Last September, Kate and Gerry McCann lost a 13-year libel battle with Goncalo Amaral, who had suggested they were involved in their daughter’s disappearance.
Accounts for Madeleine’s Fund, a not-for-profit company, reveal it paid £6,695 in legal costs “in relation to a libel action in Portugal brought by Gerald and Kate McCann”.
The latest accounts also show Madeleine’s Fund received £3,498 from sales of Kate’s book “Madeleine” in the previous year, and the fund has £970,767 in cash and assets.
Madeleine’s Fund was established to “secure the safe return” of the McCanns daughter, who was three when she vanished during a holiday in Portugal, in 2007.
The McCanns sued Amaral for libel over claims in his book, Maddie: The Truth About The Lie, and in 2015, a Lisbon court ordered him to pay them £440,000 damages.
The following year an appeal court overturned the decision, and in 2017 the supreme court also found against the McCanns.
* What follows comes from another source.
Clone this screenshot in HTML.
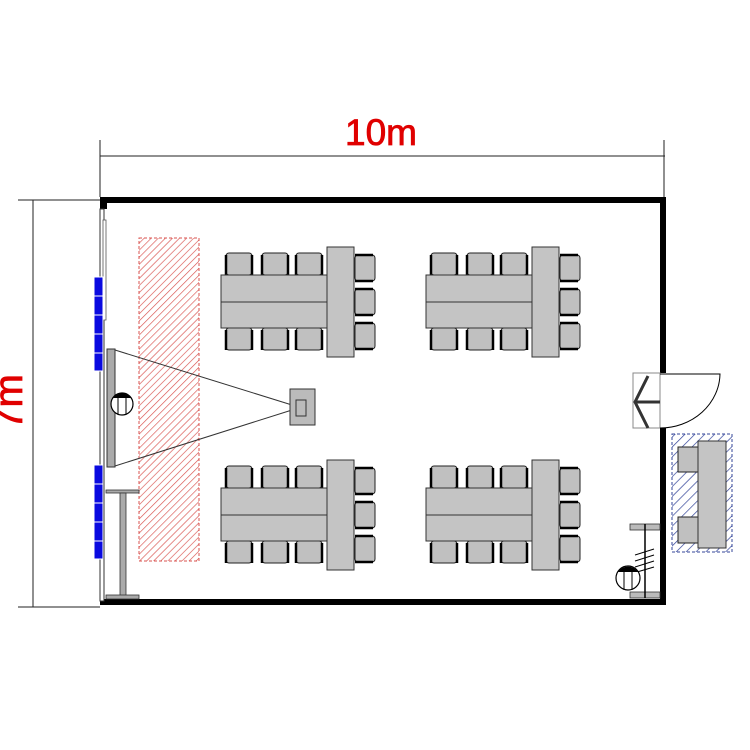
<!DOCTYPE html>
<html><head><meta charset="utf-8"><style>html,body{margin:0;padding:0;background:#fff}svg{display:block}</style></head>
<body>
<svg width="750" height="750" viewBox="0 0 750 750" xmlns="http://www.w3.org/2000/svg">
<defs>
<pattern id="hr" width="5" height="5" patternUnits="userSpaceOnUse" patternTransform="rotate(45)">
<rect width="5" height="5" fill="#fff"/><line x1="0" y1="0" x2="0" y2="5" stroke="#d9534f" stroke-width="1.3"/></pattern>
<pattern id="hb" width="7" height="7" patternUnits="userSpaceOnUse" patternTransform="rotate(45)">
<rect width="7" height="7" fill="#fff"/><line x1="0" y1="0" x2="0" y2="7" stroke="#334499" stroke-width="1.4"/></pattern>
<g id="chairV">
<rect x="0" y="0" width="26" height="22" rx="3" fill="#c0c0c0" stroke="#222" stroke-width="1"/>
<line x1="0" y1="2" x2="0" y2="22" stroke="#000" stroke-width="2.5"/>
<line x1="26" y1="2" x2="26" y2="22" stroke="#000" stroke-width="2.5"/>
</g>
<g id="chairH">
<rect x="0" y="0" width="20" height="26" rx="3" fill="#c0c0c0" stroke="#222" stroke-width="1"/>
<line x1="0" y1="0" x2="18" y2="0" stroke="#000" stroke-width="2.5"/>
<line x1="0" y1="26" x2="18" y2="26" stroke="#000" stroke-width="2.5"/>
</g>
<g id="grp">
<use href="#chairV" x="226" y="253"/><use href="#chairV" x="262" y="253"/><use href="#chairV" x="296" y="253"/>
<use href="#chairV" x="226" y="328"/><use href="#chairV" x="262" y="328"/><use href="#chairV" x="296" y="328"/>
<use href="#chairH" x="355" y="255"/><use href="#chairH" x="355" y="289"/><use href="#chairH" x="355" y="323"/>
<rect x="221" y="275" width="106" height="53" fill="#c4c4c4" stroke="#333" stroke-width="1"/>
<line x1="221" y1="302" x2="327" y2="302" stroke="#333" stroke-width="1"/>
<rect x="327" y="247" width="27" height="110" fill="#c4c4c4" stroke="#333" stroke-width="1"/>
</g>
</defs>

<line x1="100" y1="156" x2="665" y2="156" stroke="#222" stroke-width="1"/>
<line x1="100" y1="140" x2="100" y2="197" stroke="#222" stroke-width="1"/>
<line x1="664" y1="140" x2="664" y2="197" stroke="#222" stroke-width="1"/>
<text x="381" y="145" font-family="Liberation Sans, sans-serif" font-size="37" fill="#e00000" stroke="#e00000" stroke-width="0.8" text-anchor="middle">10m</text>
<line x1="33" y1="200" x2="33" y2="607" stroke="#222" stroke-width="1"/>
<line x1="18" y1="200" x2="100" y2="200" stroke="#222" stroke-width="1"/>
<line x1="18" y1="607" x2="100" y2="607" stroke="#222" stroke-width="1"/>
<text transform="translate(22,402) rotate(-90)" font-family="Liberation Sans, sans-serif" font-size="40" fill="#e00000" stroke="#e00000" stroke-width="0.8" text-anchor="middle">7m</text>

<rect x="100" y="197" width="566" height="6" fill="#000"/>
<rect x="100" y="599" width="566" height="6" fill="#000"/>
<rect x="660" y="197" width="6" height="176" fill="#000"/>
<rect x="660" y="428" width="6" height="177" fill="#000"/>
<rect x="100" y="197" width="7" height="12" fill="#000"/>
<rect x="100" y="209" width="4" height="392" fill="#fff" stroke="#333" stroke-width="1"/>
<rect x="103" y="220" width="3" height="100" fill="#fff" stroke="#555" stroke-width="0.8"/>

<g fill="#0a0ae0" stroke="#fff" stroke-width="1">
<rect x="94" y="277" width="9" height="19"/><rect x="94" y="296" width="9" height="19"/><rect x="94" y="315" width="9" height="19"/><rect x="94" y="334" width="9" height="19"/><rect x="94" y="353" width="9" height="18"/>
<rect x="94" y="465" width="9" height="19"/><rect x="94" y="484" width="9" height="19"/><rect x="94" y="503" width="9" height="19"/><rect x="94" y="522" width="9" height="19"/><rect x="94" y="541" width="9" height="18"/>
</g>

<rect x="139" y="238" width="60" height="323" fill="url(#hr)" stroke="#d9534f" stroke-width="1" stroke-dasharray="3,2"/>

<rect x="107" y="349" width="8" height="118" fill="#aaa" stroke="#333" stroke-width="1"/>
<line x1="115" y1="350" x2="292" y2="405" stroke="#333" stroke-width="1"/>
<line x1="115" y1="466" x2="292" y2="410" stroke="#333" stroke-width="1"/>
<rect x="290" y="389" width="25" height="36" fill="#bbb" stroke="#333" stroke-width="1"/>
<rect x="296" y="400" width="10" height="16" fill="#bbb" stroke="#333" stroke-width="1"/>
<circle cx="122" cy="404" r="11" fill="#fff" stroke="#000" stroke-width="1.2"/>
<path d="M113 398 A11 11 0 0 1 131 398 Z" fill="#000"/>
<line x1="118" y1="398" x2="118" y2="414" stroke="#000"/><line x1="126" y1="398" x2="126" y2="414" stroke="#000"/>

<rect x="106" y="490" width="33" height="3" fill="#aaa" stroke="#333" stroke-width="0.8"/>
<rect x="120" y="493" width="6" height="103" fill="#aaa" stroke="#333" stroke-width="0.8"/>
<rect x="106" y="595" width="33" height="4" fill="#aaa" stroke="#333" stroke-width="0.8"/>

<use href="#grp"/>
<use href="#grp" x="205"/>
<use href="#grp" y="213"/>
<use href="#grp" x="205" y="213"/>

<rect x="633" y="373" width="27" height="55" fill="#fff" stroke="#888" stroke-width="1"/>
<path d="M660 374 L720 374 A60 55 0 0 1 660 428" fill="none" stroke="#000" stroke-width="1"/>
<path d="M648 376 L635 402 L648 428" fill="none" stroke="#333" stroke-width="3"/>
<line x1="635" y1="402" x2="660" y2="402" stroke="#333" stroke-width="3"/>

<rect x="672" y="434" width="60" height="118" fill="url(#hb)" stroke="#334499" stroke-width="1" stroke-dasharray="3,2"/>
<rect x="678" y="447" width="20" height="25" fill="#c0c0c0" stroke="#222"/>
<rect x="678" y="517" width="20" height="26" fill="#c0c0c0" stroke="#222"/>
<rect x="698" y="441" width="28" height="107" fill="#c4c4c4" stroke="#333"/>

<rect x="630" y="524" width="30" height="6" fill="#bbb" stroke="#333" stroke-width="0.8"/>
<rect x="630" y="592" width="30" height="6" fill="#bbb" stroke="#333" stroke-width="0.8"/>
<line x1="645" y1="524" x2="645" y2="598" stroke="#000" stroke-width="1.5"/>
<g stroke="#000" stroke-width="1"><line x1="635" y1="555" x2="654" y2="549"/><line x1="635" y1="561" x2="654" y2="555"/><line x1="635" y1="567" x2="654" y2="561"/><line x1="637" y1="572" x2="654" y2="567"/></g>
<circle cx="628" cy="578" r="12" fill="#fff" stroke="#000" stroke-width="1.2"/>
<path d="M618 572 A12 12 0 0 1 638 572 Z" fill="#000"/>
<line x1="624" y1="572" x2="624" y2="590" stroke="#000"/><line x1="632" y1="572" x2="632" y2="590" stroke="#000"/>
</svg>
</body></html>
They then took the case to the European Court of Human Rights.
But in September, the seven judges unanimously upheld the former detective’s right to free speech.
The McCanns have maintained that they only took action against Amaral because his “unfounded claims were having a detrimental impact on the search for Madeleine”.
In 2020, paedophile Christian Brueckner, 45, was named as the prime suspect over Madeleine’s disappearance by authorities in Germany, where he is in jail. He denies any involvement.